(DATA EXCERPTS)

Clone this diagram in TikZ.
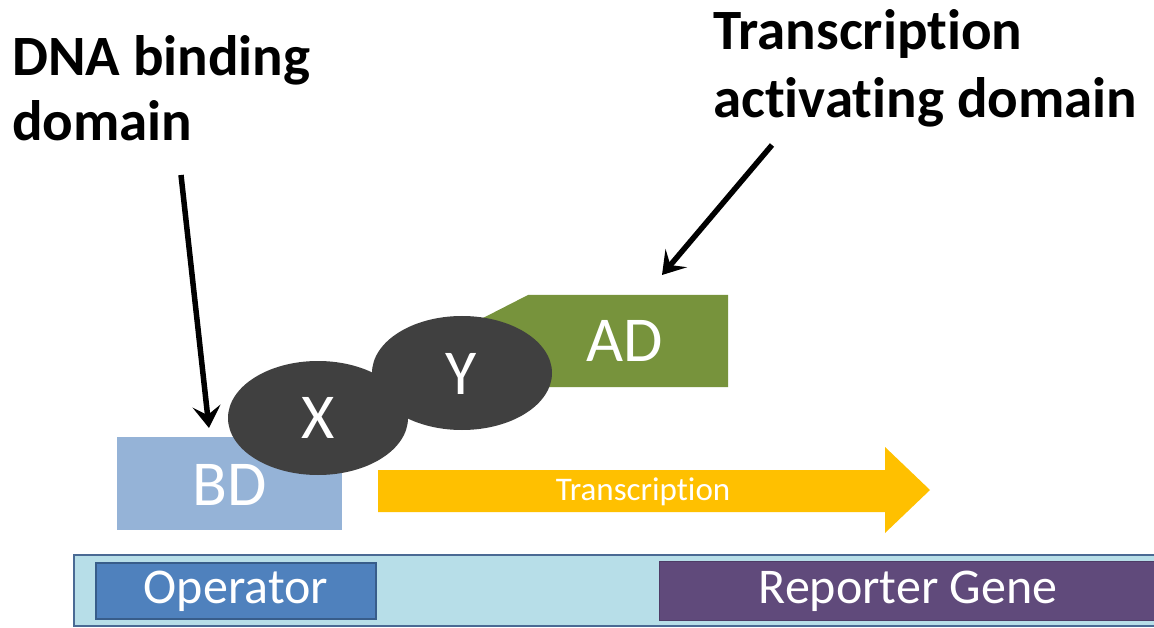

--

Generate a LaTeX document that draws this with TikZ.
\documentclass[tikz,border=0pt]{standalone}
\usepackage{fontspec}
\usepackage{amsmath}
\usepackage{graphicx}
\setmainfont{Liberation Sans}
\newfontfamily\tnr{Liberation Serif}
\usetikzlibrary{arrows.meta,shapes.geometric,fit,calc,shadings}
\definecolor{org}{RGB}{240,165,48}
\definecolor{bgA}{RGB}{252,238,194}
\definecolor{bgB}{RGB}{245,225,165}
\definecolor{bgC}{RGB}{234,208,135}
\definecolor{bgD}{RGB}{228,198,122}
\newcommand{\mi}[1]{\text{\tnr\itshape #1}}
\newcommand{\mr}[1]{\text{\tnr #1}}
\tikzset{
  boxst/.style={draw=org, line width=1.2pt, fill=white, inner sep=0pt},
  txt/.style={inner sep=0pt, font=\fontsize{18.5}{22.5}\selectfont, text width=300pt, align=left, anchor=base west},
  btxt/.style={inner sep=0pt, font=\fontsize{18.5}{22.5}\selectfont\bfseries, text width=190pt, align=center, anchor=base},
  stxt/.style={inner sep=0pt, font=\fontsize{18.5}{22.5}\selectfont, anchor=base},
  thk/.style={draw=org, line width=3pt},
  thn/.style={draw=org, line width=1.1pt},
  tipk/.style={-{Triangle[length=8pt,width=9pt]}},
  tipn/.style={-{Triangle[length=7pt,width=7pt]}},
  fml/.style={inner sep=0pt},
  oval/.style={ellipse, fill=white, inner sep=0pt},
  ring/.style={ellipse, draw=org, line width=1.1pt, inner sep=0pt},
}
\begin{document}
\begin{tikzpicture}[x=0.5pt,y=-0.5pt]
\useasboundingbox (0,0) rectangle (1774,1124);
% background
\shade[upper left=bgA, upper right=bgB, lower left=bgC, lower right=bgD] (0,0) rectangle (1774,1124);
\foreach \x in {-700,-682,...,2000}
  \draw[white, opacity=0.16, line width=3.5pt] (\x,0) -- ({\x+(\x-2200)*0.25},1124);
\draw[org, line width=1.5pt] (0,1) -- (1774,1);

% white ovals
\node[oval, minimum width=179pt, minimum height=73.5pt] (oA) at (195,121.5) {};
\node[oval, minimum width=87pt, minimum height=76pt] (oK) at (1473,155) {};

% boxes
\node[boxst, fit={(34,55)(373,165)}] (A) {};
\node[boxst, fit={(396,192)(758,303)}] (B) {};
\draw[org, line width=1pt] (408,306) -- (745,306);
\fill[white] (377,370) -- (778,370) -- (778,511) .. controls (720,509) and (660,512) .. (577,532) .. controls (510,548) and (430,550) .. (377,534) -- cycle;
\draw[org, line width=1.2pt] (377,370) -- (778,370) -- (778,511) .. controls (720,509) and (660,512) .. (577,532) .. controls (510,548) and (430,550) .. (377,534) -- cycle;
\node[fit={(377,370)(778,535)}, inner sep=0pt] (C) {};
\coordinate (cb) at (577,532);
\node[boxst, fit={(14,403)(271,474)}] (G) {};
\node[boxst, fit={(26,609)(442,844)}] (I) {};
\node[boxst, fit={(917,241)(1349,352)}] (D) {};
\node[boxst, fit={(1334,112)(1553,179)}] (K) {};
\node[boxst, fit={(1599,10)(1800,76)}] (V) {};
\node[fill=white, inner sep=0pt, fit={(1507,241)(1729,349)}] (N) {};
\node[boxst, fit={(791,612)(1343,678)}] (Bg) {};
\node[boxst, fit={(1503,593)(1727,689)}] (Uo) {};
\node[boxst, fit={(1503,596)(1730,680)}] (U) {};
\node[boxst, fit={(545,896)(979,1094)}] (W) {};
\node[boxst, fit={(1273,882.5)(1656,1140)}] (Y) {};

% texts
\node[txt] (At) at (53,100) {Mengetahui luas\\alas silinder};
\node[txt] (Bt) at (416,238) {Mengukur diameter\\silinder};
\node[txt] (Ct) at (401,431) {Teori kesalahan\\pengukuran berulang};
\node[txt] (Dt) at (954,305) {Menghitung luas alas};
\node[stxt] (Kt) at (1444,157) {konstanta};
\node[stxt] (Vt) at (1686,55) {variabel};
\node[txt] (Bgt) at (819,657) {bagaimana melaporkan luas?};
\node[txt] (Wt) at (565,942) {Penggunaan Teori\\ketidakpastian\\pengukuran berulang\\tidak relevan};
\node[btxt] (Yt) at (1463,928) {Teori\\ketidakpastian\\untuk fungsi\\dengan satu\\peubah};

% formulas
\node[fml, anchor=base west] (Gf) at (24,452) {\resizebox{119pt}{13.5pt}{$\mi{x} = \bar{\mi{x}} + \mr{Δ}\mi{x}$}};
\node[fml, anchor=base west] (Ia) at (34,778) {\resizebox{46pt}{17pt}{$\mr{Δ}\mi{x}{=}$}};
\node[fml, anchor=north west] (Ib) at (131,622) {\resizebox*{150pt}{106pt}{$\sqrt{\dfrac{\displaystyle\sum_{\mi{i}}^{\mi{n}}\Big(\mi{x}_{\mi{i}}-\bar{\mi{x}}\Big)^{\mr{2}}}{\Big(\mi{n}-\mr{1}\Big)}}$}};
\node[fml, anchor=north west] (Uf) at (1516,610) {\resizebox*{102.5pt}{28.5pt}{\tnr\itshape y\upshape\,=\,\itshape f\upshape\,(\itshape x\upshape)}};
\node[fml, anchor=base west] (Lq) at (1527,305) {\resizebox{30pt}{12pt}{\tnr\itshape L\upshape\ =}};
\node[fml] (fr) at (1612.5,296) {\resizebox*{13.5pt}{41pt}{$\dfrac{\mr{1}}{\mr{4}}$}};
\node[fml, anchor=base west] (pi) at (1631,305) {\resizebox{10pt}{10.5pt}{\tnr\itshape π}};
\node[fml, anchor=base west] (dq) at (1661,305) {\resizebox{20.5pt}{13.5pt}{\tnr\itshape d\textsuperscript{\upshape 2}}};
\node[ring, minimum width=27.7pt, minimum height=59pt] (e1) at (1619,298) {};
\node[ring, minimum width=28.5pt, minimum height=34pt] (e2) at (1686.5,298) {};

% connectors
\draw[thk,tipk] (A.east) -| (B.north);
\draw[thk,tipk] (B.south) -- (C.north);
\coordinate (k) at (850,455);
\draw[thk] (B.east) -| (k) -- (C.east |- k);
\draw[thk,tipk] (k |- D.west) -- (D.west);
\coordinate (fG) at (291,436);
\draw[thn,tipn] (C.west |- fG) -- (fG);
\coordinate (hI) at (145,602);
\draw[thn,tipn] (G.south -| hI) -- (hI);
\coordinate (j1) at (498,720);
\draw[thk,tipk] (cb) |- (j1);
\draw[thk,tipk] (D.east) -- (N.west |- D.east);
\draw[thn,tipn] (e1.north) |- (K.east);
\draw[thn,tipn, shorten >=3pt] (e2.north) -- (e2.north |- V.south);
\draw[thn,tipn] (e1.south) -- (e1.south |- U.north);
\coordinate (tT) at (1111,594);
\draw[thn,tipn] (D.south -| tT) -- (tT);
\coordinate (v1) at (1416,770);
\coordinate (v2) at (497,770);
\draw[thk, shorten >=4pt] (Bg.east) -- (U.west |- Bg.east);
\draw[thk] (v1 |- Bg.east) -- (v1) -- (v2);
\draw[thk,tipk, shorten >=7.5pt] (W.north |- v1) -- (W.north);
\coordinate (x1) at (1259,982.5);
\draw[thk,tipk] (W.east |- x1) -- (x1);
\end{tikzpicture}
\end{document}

(TASK DETAILS) In the entries above, identify every line with the word "this". Copy those lines.

(COMPLETE OUTPUT)
Clone this diagram in TikZ.
Generate a LaTeX document that draws this with TikZ.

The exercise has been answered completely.